Ravitch identifies several heroic educators -- such as William T. Harris, William C. Bagley, and Isaac Kandel -- who challenged these dominant and wrong-headed ideas. These men, dissidents in their own times, are usually left out of standard histories of education or treated derisively because they believed that all children deserved the opportunity to meet high standards of learning.

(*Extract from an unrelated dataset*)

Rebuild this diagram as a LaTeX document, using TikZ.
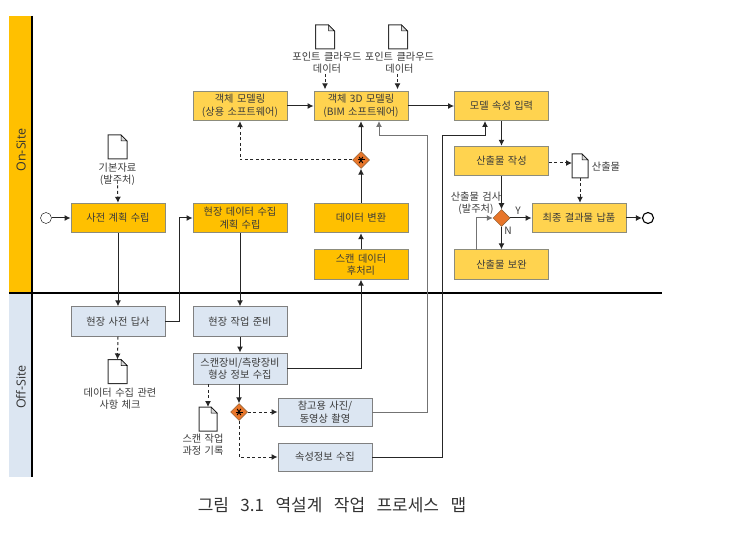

In describing the wars between competing traditions of education, Ravitch points the way to reviving American education. She argues that all students have the capacity to learn and that all are equally deserving of a solid liberal arts education. Left Back addresses issues of the utmost importance and urgency. It is a large work of history that by recovering the past illuminates a future.
Description
Includes bibliographical references (p. 469-531) and index.
About the Author
Diane Ravitch is one of the nation's foremost historians of education and a leading education policy analyst. Her landmark books deeply influenced the national discussion of education standards in the 1980s and 1990s. She is a graduate of the Houston public schools, Wellesley College, and Columbia University. She has been a professor at Teachers College, Columbia University, and at New York University. She served in the U.S. Department of Education as assistant secretary in charge of education research and currently holds the Brown Chair in Education Studies at the Brookings Institution and edits Brookings Papers on Education Policy. She lives in Brooklyn, New York.
Table of Contents
Introduction -- The educational ladder -- A fork in the road -- The age of experts -- IQ testing : "this brutal pessimism" -- Instead of the academic curriculum -- On the social frontier -- The public schools respond -- Dissidents and critics -- The great meltdown -- The sixties -- In search of standards -- Conclusion -- Notes -- Select bibliography -- Acknowledgments -- Index.